After defining the system requirements, Horio settled on two alternatives: the standard Wintel systems or the iSeries. Using the Wintel systems with Raid 5, the museum would have had to purchase nine servers, each with 3 disk drives, and most servers would have had disk space that would never be used.

Instead, the museum installed a Model 820 iSeries configured with eight Integrated xSeries Servers in one box. The IXSs use one Raid 5 card instead of nine, and have 157 GB of swappable disk space instead of 972 GB. An additional benefit is that recoveries are done in 20 minutes instead of four hours — with no drag in system response time.

Horio applauds other benefits of the new system. “It has great stability,” he says. “And now backups take only two hours for 150 GB instead of 12 hours for 72 GB with the old system. And finally, we didn’t have to add staff. The whole thing is run by me and one other person.”

The server consolidation story at customs brokerage firm George H. Young (GHY) is equally impressive.

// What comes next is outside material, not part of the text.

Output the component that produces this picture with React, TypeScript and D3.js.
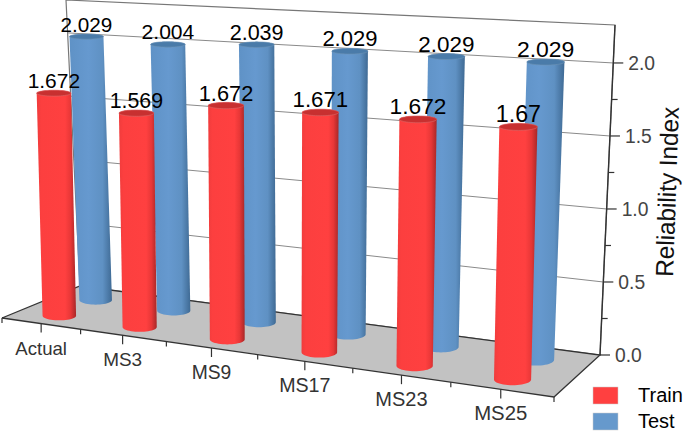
import React, { useEffect, useRef } from "react";
import * as d3 from "d3";

const categories = ["Actual", "MS3", "MS9", "MS17", "MS23", "MS25"];
const trainValues = [1.672, 1.569, 1.672, 1.671, 1.672, 1.67];
const testValues = [2.029, 2.004, 2.039, 2.029, 2.029, 2.029];
const trainLabels = ["1.672", "1.569", "1.672", "1.671", "1.672", "1.67"];
const testLabels = ["2.029", "2.004", "2.039", "2.029", "2.029", "2.029"];
const yTicks = [0, 0.5, 1, 1.5, 2];
const yMinorTicks = [0.25, 0.75, 1.25, 1.75];

type Pt = [number, number];

const width = 685;
const height = 431;
const zMax = 2.26;

// box corners as seen in the picture
const floorFL: Pt = [2, 318];
const floorFR: Pt = [554, 397];
const floorBL: Pt = [80, 286];
const floorBR: Pt = [600, 355];
const topFL: Pt = [-5, 17];
const topFR: Pt = [562, 45];
const topBL: Pt = [66, 0];
const topBR: Pt = [615, 25];

const mix = (a: Pt, b: Pt, t: number): Pt => [a[0] + (b[0] - a[0]) * t, a[1] + (b[1] - a[1]) * t];

const zScale = d3.scaleLinear().domain([0, zMax]).range([0, 1]);
// spacing along the floor grows toward the viewer
const uScale = d3.scalePow().exponent(1.12).domain([0, categories.length]).range([0.01, 0.995]);

const project = (u: number, v: number, z: number): Pt => {
  const floor = mix(mix(floorFL, floorFR, u), mix(floorBL, floorBR, u), v);
  const top = mix(mix(topFL, topFR, u), mix(topBL, topBR, u), v);
  return mix(floor, top, zScale(z));
};

const radiusU = (u: number) => 0.0305 + 0.004 * u;
const radiusV = 0.14;

// the bar ends are level ellipses on screen
const ellipse = (u: number, v: number, z: number): Pt[] => {
  const ru = radiusU(u);
  const [cx, cy] = project(u, v, z);
  const rx = (project(u + ru, v, z)[0] - project(u - ru, v, z)[0]) / 2;
  const ry = (project(u, v - radiusV, z)[1] - project(u, v + radiusV, z)[1]) / 2;
  return d3.range(48).map((i) => {
    const a = (i / 48) * Math.PI * 2;
    return [cx + rx * Math.cos(a), cy + ry * Math.sin(a)] as Pt;
  });
};

const App = () => {
  const svgRef = useRef<SVGSVGElement>(null);

  useEffect(() => {
    if (!svgRef.current) return;
    const svg = d3.select(svgRef.current);
    svg.selectAll("*").remove();

    const defs = svg.append("defs");
    const gradient = (id: string, stops: [number, string][]) => {
      const g = defs.append("linearGradient").attr("id", id);
      stops.forEach(([o, c]) => g.append("stop").attr("offset", o).attr("stop-color", c));
    };
    gradient("redBody", [
      [0, "#f03c3c"],
      [0.12, "#fc3f3f"],
      [0.72, "#ff4040"],
      [0.86, "#e83737"],
      [1, "#a82828"],
    ]);
    gradient("blueBody", [
      [0, "#5f92c6"],
      [0.45, "#6699cf"],
      [0.78, "#5f91c3"],
      [1, "#3f6a94"],
    ]);

    const line = d3.line<Pt>();
    const poly = (pts: Pt[]) => line(pts) + "Z";

    // back wall
    svg
      .append("path")
      .attr("d", poly([project(0, 1, 0), project(0, 1, zMax), project(1, 1, zMax), project(1, 1, 0)]))
      .attr("fill", "white")
      .attr("stroke", "#777")
      .attr("stroke-width", 1.2);

    // gridlines
    yTicks.slice(1).forEach((t) => {
      svg
        .append("path")
        .attr("d", line([project(0, 1, t), project(1, 1, t)]))
        .attr("stroke", "#8a8a8a")
        .attr("stroke-width", 1)
        .attr("fill", "none");
    });

    // floor
    svg
      .append("path")
      .attr("d", poly([project(0, 0, 0), project(1, 0, 0), project(1, 1, 0), project(0, 1, 0)]))
      .attr("fill", "#c2c2c2");
    svg
      .append("path")
      .attr("d", line([project(0, 0, 0), project(0, 1, 0), project(1, 1, 0), project(1, 0, 0), project(0, 0, 0)]))
      .attr("fill", "none")
      .attr("stroke", "#333")
      .attr("stroke-width", 1.3);

    // cylinders, back row first
    const drawBars = (values: number[], v: number, body: string, cap: string, rim: string) => {
      values.forEach((value, i) => {
        const u = uScale(i + 0.5);
        const base = ellipse(u, v, 0);
        const top = ellipse(u, v, value);
        svg
          .append("path")
          .attr("d", poly(d3.polygonHull([...base, ...top]) as Pt[]))
          .attr("fill", `url(#${body})`);
        svg
          .append("path")
          .attr("d", poly(top))
          .attr("fill", cap)
          .attr("stroke", rim)
          .attr("stroke-width", 0.6);
      });
    };
    drawBars(testValues, 0.72, "blueBody", "#4a7ba9", "#6f93b5");
    drawBars(trainValues, 0.24, "redBody", "#c83030", "#d86a6a");

    // value labels, they scale with the bar they sit on
    const drawLabels = (values: number[], labels: string[], v: number) => {
      values.forEach((value, i) => {
        const u = uScale(i + 0.5);
        const ru = radiusU(u);
        const [x, y] = project(u, v, value);
        const barWidth = project(u + ru, v, value)[0] - project(u - ru, v, value)[0];
        svg
          .append("text")
          .attr("x", x)
          .attr("y", y - 5)
          .attr("text-anchor", "middle")
          .attr("font-size", barWidth * 0.61)
          .attr("fill", "#000")
          .text(labels[i]);
      });
    };
    drawLabels(testValues, testLabels, 0.72);
    drawLabels(trainValues, trainLabels, 0.24);

    // category axis on the front edge
    const frontTick = (u: number, len: number) => {
      const [x, y] = project(u, 0, 0);
      svg
        .append("line")
        .attr("x1", x)
        .attr("y1", y)
        .attr("x2", x)
        .attr("y2", y + len)
        .attr("stroke", "#333")
        .attr("stroke-width", 1.2);
    };
    d3.range(0, categories.length + 1).forEach((i) =>
      frontTick(i === 0 ? 0 : i === categories.length ? 1 : uScale(i), 5),
    );
    categories.forEach((c, i) => {
      const u = uScale(i + 0.5);
      frontTick(u, 9);
      const [x, y] = project(u, 0, 0);
      svg
        .append("text")
        .attr("x", x)
        .attr("y", y + 31)
        .attr("text-anchor", "middle")
        .attr("font-size", 18.6 + i * 0.35)
        .attr("fill", "#333")
        .text(c);
    });

    // value axis on the right edge
    svg
      .append("path")
      .attr("d", line([project(1, 1, 0), project(1, 1, zMax)]))
      .attr("stroke", "#333")
      .attr("stroke-width", 1.4);
    yTicks.forEach((t) => {
      const [x, y] = project(1, 1, t);
      svg
        .append("line")
        .attr("x1", x)
        .attr("y1", y)
        .attr("x2", x + 10)
        .attr("y2", y)
        .attr("stroke", "#333")
        .attr("stroke-width", 1.2);
      svg
        .append("text")
        .attr("x", x + 15)
        .attr("y", y + 7)
        .attr("font-size", 19.3)
        .attr("fill", "#444")
        .text(d3.format(".1f")(t));
    });
    yMinorTicks.forEach((t) => {
      const [x, y] = project(1, 1, t);
      svg
        .append("line")
        .attr("x1", x)
        .attr("y1", y)
        .attr("x2", x + 6)
        .attr("y2", y)
        .attr("stroke", "#333")
        .attr("stroke-width", 1.2);
    });

    // title is fitted to its measured length
    const title = svg
      .append("text")
      .attr("font-size", 25)
      .attr("fill", "#111")
      .text("Reliability Index");
    const fit = 170 / (title.node() as SVGTextElement).getComputedTextLength();
    title.attr("transform", `translate(673,277) rotate(-88) scale(${fit},1)`);

    // legend
    const legend = svg.append("g").attr("transform", "translate(593,387)");
    [
      { label: "Train", color: "#ff4040", y: 0 },
      { label: "Test", color: "#6699cc", y: 26 },
    ].forEach((d) => {
      legend
        .append("rect")
        .attr("y", d.y)
        .attr("width", 25)
        .attr("height", 17)
        .attr("fill", d.color)
        .attr("stroke", "#ccc")
        .attr("stroke-width", 0.5);
      legend
        .append("text")
        .attr("x", 45)
        .attr("y", d.y + 14.5)
        .attr("font-size", 20)
        .attr("fill", "#000")
        .text(d.label);
    });
  }, []);

  return (
    <svg
      ref={svgRef}
      width={width}
      height={height}
      style={{ position: "absolute", left: 0, top: 0, fontFamily: "'Liberation Sans', Arial, sans-serif" }}
    ></svg>
  );
};

export default App;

GHY had been running an AS/400 and seven other servers with a mix of Windows and Linux to operate their firewall, Web hosting, and business applications. Backup and effective resource utilization were big problems, and, according to Nigel Fortlage, vice president of IT, “we were looking at putting in nine Intel servers and adding three additional staff members.”

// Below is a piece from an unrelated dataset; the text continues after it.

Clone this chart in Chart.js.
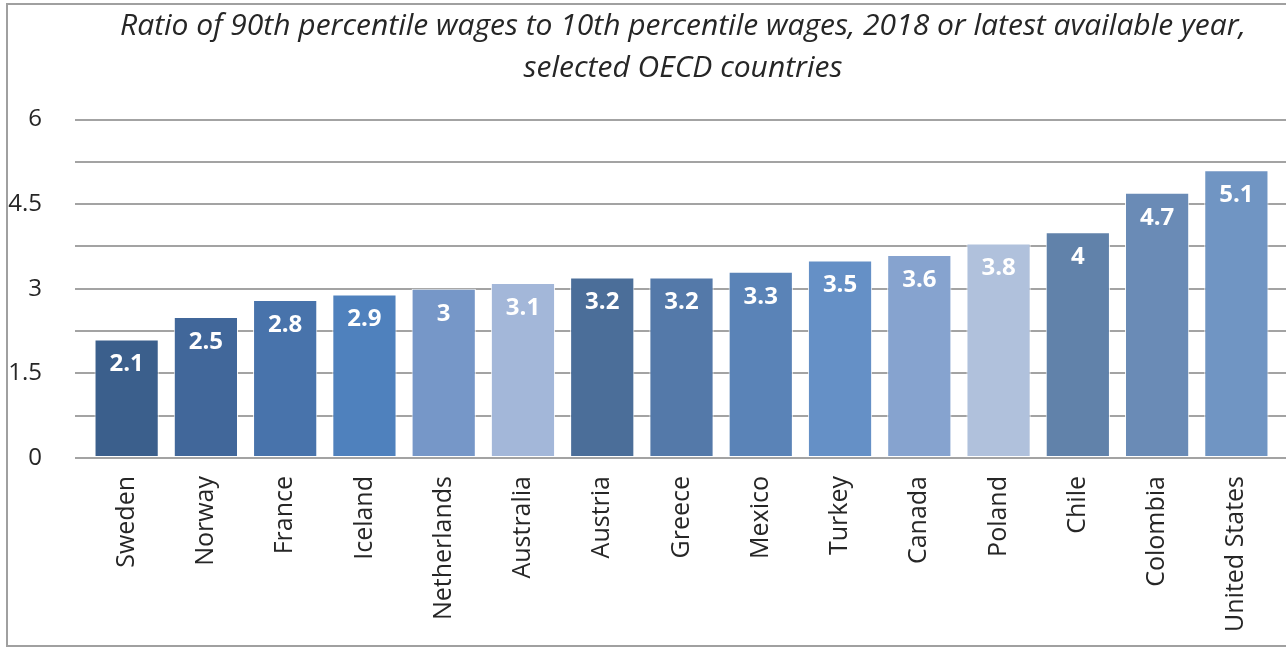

Once GHY took a look at the numbers, Fortlage says, the financial decision was easy. The shop installed an iSeries 820 for $30,000 less than the nine Intel servers would have cost, and the shop didn’t have to hire any additional staff. Furthermore, Fortlage says, “The performance data is incredible — two times the Intel servers. On top of that, our bandwidth performance is also excellent.”

While these server consolidations are impressive enough, both Horio and Fortlage share some level of surprise and pleasure that Linux will be such a great fit in the new iSeries environments.

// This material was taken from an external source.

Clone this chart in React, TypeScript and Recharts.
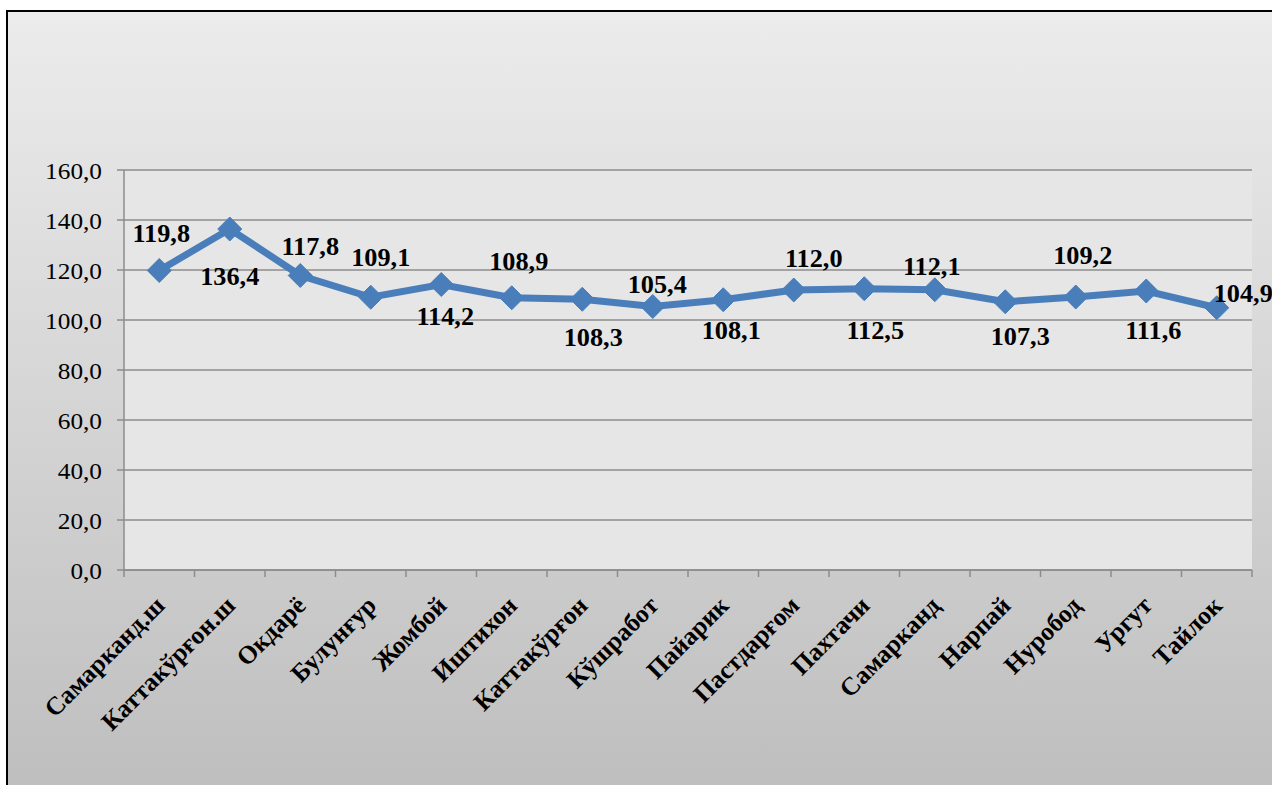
import React from "react";
import { LineChart, Line, XAxis, YAxis, CartesianGrid, LabelList } from "recharts";

const categories = [
  "Самарканд.ш",
  "Каттакўрғон.ш",
  "Окдарё",
  "Булунғур",
  "Жомбой",
  "Иштихон",
  "Каттакўрғон",
  "Кўшработ",
  "Пайарик",
  "Пастдарғом",
  "Пахтачи",
  "Самарканд",
  "Нарпай",
  "Нуробод",
  "Ургут",
  "Тайлок",
];

const values = [119.8, 136.4, 117.8, 109.1, 114.2, 108.9, 108.3, 105.4, 108.1, 112.0, 112.5, 112.1, 107.3, 109.2, 111.6, 104.9];

const yTicks = [0, 20, 40, 60, 80, 100, 120, 140, 160];

// manual label placement (label centre relative to marker), as in the source chart
const labelPlacement: [number, number][] = [
  [2, -37], [0, 47], [10, -29.5], [10, -40], [4, 32], [7, -36], [11, 38], [4.5, -21.7],
  [8, 31], [20, -32], [11, 42], [-3, -23], [15, 35], [7, -42], [7, 39], [26.5, -14],
];

const data = categories.map((name, i) => ({ i, name, value: values[i] }));
// category centres (integers) and category boundaries (half steps) share one axis
const xTicks: number[] = [];
for (let i = 0; i < categories.length; i++) {
  xTicks.push(i - 0.5, i);
}
xTicks.push(categories.length - 0.5);

const FONT = "'Liberation Serif', 'Times New Roman', serif";
const BLUE = "#4A7EBB";
const GRID = "#8c8c8c";

const fmt = (v: number) => v.toFixed(1).replace(".", ",");

const XTick = (props: any) => {
  const { x, y, payload } = props;
  const v = payload.value as number;
  if (!Number.isInteger(v)) {
    return <line x1={x} y1={y} x2={x} y2={y + 7} stroke={GRID} strokeWidth={1.5} />;
  }
  return (
    <g transform={`translate(${x + 7},${y + 37})`}>
      <text transform="rotate(-45)" textAnchor="end" fontFamily={FONT} fontWeight="bold" fontSize={25.5} fill="#000">
        {categories[v]}
      </text>
    </g>
  );
};

const YTick = (props: any) => {
  const { x, y, payload } = props;
  return (
    <g transform={`translate(${x},${y + 9})`}>
      <text transform="scale(1.1,1)" x={0} y={0} textAnchor="end" fontFamily={FONT} fontSize={23} fill="#000">
        {fmt(payload.value)}
      </text>
    </g>
  );
};

const Diamond = (props: any) => {
  const { cx, cy, index } = props;
  const s = 12;
  return (
    <polygon
      key={`d-${index}`}
      points={`${cx},${cy - s} ${cx + s},${cy} ${cx},${cy + s} ${cx - s},${cy}`}
      fill={BLUE}
      stroke={BLUE}
      strokeWidth={1}
    />
  );
};

const ValueLabel = (props: any) => {
  const { x, y, value } = props;
  let index = props.index;
  if (index === undefined || index === null) index = values.indexOf(value);
  const [dx, dy] = labelPlacement[index] || [0, -30];
  return (
    <g transform={`translate(${x + dx},${y + dy + 8.5})`}>
      <text
        transform="scale(1.05,1)"
        x={0}
        y={0}
        textAnchor="middle"
        fontFamily={FONT}
        fontWeight="bold"
        fontSize={25}
        fill="#000"
      >
        {fmt(value)}
      </text>
    </g>
  );
};

export default function App() {
  return (
    <div style={{ position: "fixed", left: 0, top: 0, width: 1272, height: 785, overflow: "hidden", background: "#fff" }}>
      <div
        style={{
          position: "absolute",
          left: 6,
          top: 10,
          width: 1300,
          height: 800,
          border: "2px solid #000",
          background: "linear-gradient(to bottom, #ececec 0%, #bdbdbd 100%)",
        }}
      />
      <div style={{ position: "absolute", left: 0, top: 0 }}>
        <LineChart width={1272} height={785} data={data} margin={{ top: 170, right: 20, bottom: 0, left: 0 }}>
          <CartesianGrid vertical={false} stroke={GRID} strokeWidth={1.5} fill="#e6e6e6" />
          <XAxis
            dataKey="i"
            type="number"
            domain={[-0.5, categories.length - 0.5]}
            allowDataOverflow
            ticks={xTicks}
            interval={0}
            tick={<XTick />}
            tickSize={0}
            tickMargin={0}
            height={215}
            axisLine={{ stroke: GRID, strokeWidth: 1.5 }}
            tickLine={false}
          />
          <YAxis
            type="number"
            domain={[0, 160]}
            ticks={yTicks}
            interval={0}
            width={124}
            tickSize={7}
            tickMargin={15}
            tick={<YTick />}
            axisLine={{ stroke: GRID, strokeWidth: 1.5 }}
            tickLine={{ stroke: GRID, strokeWidth: 1.5 }}
          />
          <Line
            type="linear"
            dataKey="value"
            stroke={BLUE}
            strokeWidth={7}
            dot={(p: any) => <Diamond key={`dot-${p.index}`} {...p} />}
            activeDot={false}
            isAnimationActive={false}
          >
            <LabelList dataKey="value" content={<ValueLabel />} />
          </Line>
        </LineChart>
      </div>
    </div>
  );
}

For Fortlage, Linux was already a component of the system. What he wasn’t expecting was the outstanding performance of Linux on the iSeries platform. While he still rates OS/400 as the most reliable operating system GHY uses, he ranks Linux second — ahead of both Windows and SCO Unix. As a result, GHY is now taking Linux on the iSeries more seriously in its move toward more realtime applications.

Though the Asian Art Museum hasn’t installed Linux yet, it is also headed down the Linux path. “One of the reasons we got the iSeries,” says Horio, “is for Linux. It’s the next logical step.”

The museum’s current Web site is vendor-hosted. But the shop is moving to “Webify” more and more of its applications. For example, the museum currently stores images of each of the 15,000 pieces of the collection on an Apple computer. These images are all being moved to the iSeries, and 2,500 of these will be available online to the public. Linux will play an integral role in that Web environment.

“It wouldn’t make any sense to put it on another machine,” says Horio. “The iSeries is a good combination box that can do multiple things.”

Horio prides himself on being an accountant by trade. “I come from the viewpoint of cost reduction,” he says. “The iSeries has proved itself as the best choice.”